【Video】🎞️ 02. Why I Tested AI Video as a Teaching Medium — and Chose to Walk Away
topics: [“ai”, “education”, “design”, “prompt”, “runway”]
🧾 Conclusion First
AI-generated video is not suitable as the main medium for educational or technical materials.
This is not an impression or a gut feeling.
It is a design decision made after actually using the tools,
designing prompts, generating outputs, storing results,
and evaluating them from an educational standpoint.
🔍 Why I Decided to Test It
Generative AI is already practical in areas such as:
- Text generation
- Diagram assistance
- Code skeleton generation
in education and technical fields.
So the natural next question was:
Can AI-generated video be used for teaching?

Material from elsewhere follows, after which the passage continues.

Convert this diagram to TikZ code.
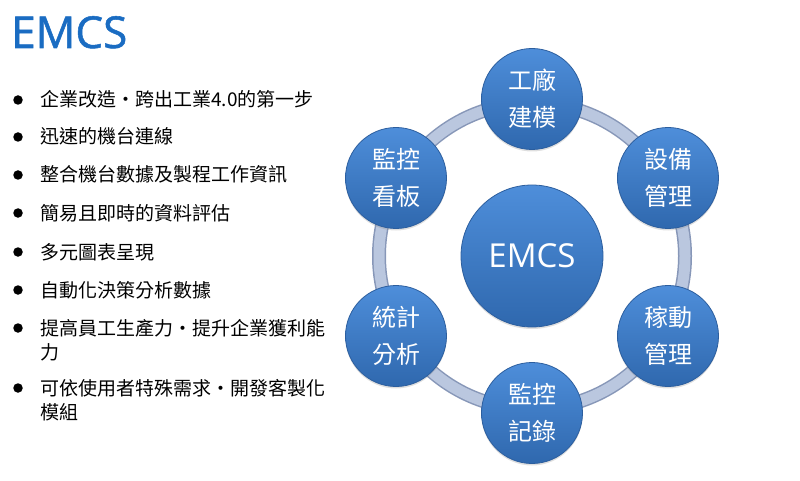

If video could be effective for lecture introductions,
technical presentations, or research explanations,
it would be worth adopting.
To answer this, I created a dedicated verification repository
and tested it in practice.
🧪 What I Actually Did
The verification followed these principles:
- Prompts managed in Markdown
- Reproducibility as the top priority
- Comparison of Image → Video and Text → Video
- Generated outputs stored on GitHub
- Evaluation based on “usable or dangerous” for educational use
The key question was not
“Can it generate something?”
but
“Does it remain as a design asset?”
🧠 What I Learned Technically
① Output Is Not Stable
- Results fluctuate even with identical prompts
- Not suitable for comparison or verification
② Accuracy Cannot Be Guaranteed
- Text, symbols, and structures easily break
- “Looking right” overrides being correct
③ Credit-Based Systems Conflict with Verification
- Failures still consume credits
- Trial-and-error is psychologically discouraged
🚫 The Critical Problem for Educational Use
In educational and technical materials, the top priority is:
Do not mislead.
AI video excels at:
- Atmosphere
- Immersion
- Visual impact
But it is not a medium for accurately conveying:
- Mathematical expressions
- Structural relationships
- Causal chains
The conclusion was clear:
AI video can never be more than a “preface,”
not an explanation.
🧭 Final Policy Decision
Restrict AI Video to “Meaning-Free” Use Cases
- Lecture openings
- Presentation introductions
- Section transitions
The safety condition is simple:
do not put information into the video.
❌ What I Decided Not to Use It For
- Video explanations of equations
- Animated representations of technical structures
- Any explanation requiring accuracy
When in doubt,
do not use it.
🧱 Why Write About “Walking Away”
Discussions around generative AI tend to focus on:
- What was achieved
- How impressive it looks
But in real design work:
The reasons for deciding not to use something
are often the most valuable assets.
This verification clarified:
- The limitations of AI video
- The boundaries required in educational design
- Criteria for choosing the right battlefield
📂 Verification Logs and Generated Evidence
This article is based on actual repositories and generated videos.
Verification Repository
- GitHub: AI Video Lab
👉 https://github.com/samizo-aitl/ai-video-lab
This repository includes:
- Reproducible prompt designs (
prompts/) - Generation workflows (
workflows/) - Failure cases and evaluation notes (
notes/) - Generated samples (
samples/)
Generated Sample Video
-
Reference video (MP4, 5s, Image → Video)
👉 https://github.com/samizo-aitl/ai-video-lab/blob/main/samples/output/abstract_lab_01.mp4 - Playable directly on GitHub
- An intentionally meaningless abstract video for educational introductions
🧾 Summary
- AI video can be generated
- But it should not be the core of educational material
- Choosing not to use it is not a failure
- It is a design outcome
What matters in the age of generative AI is not:
what we can use
but rather:
where we draw the line, and how clearly we can explain it.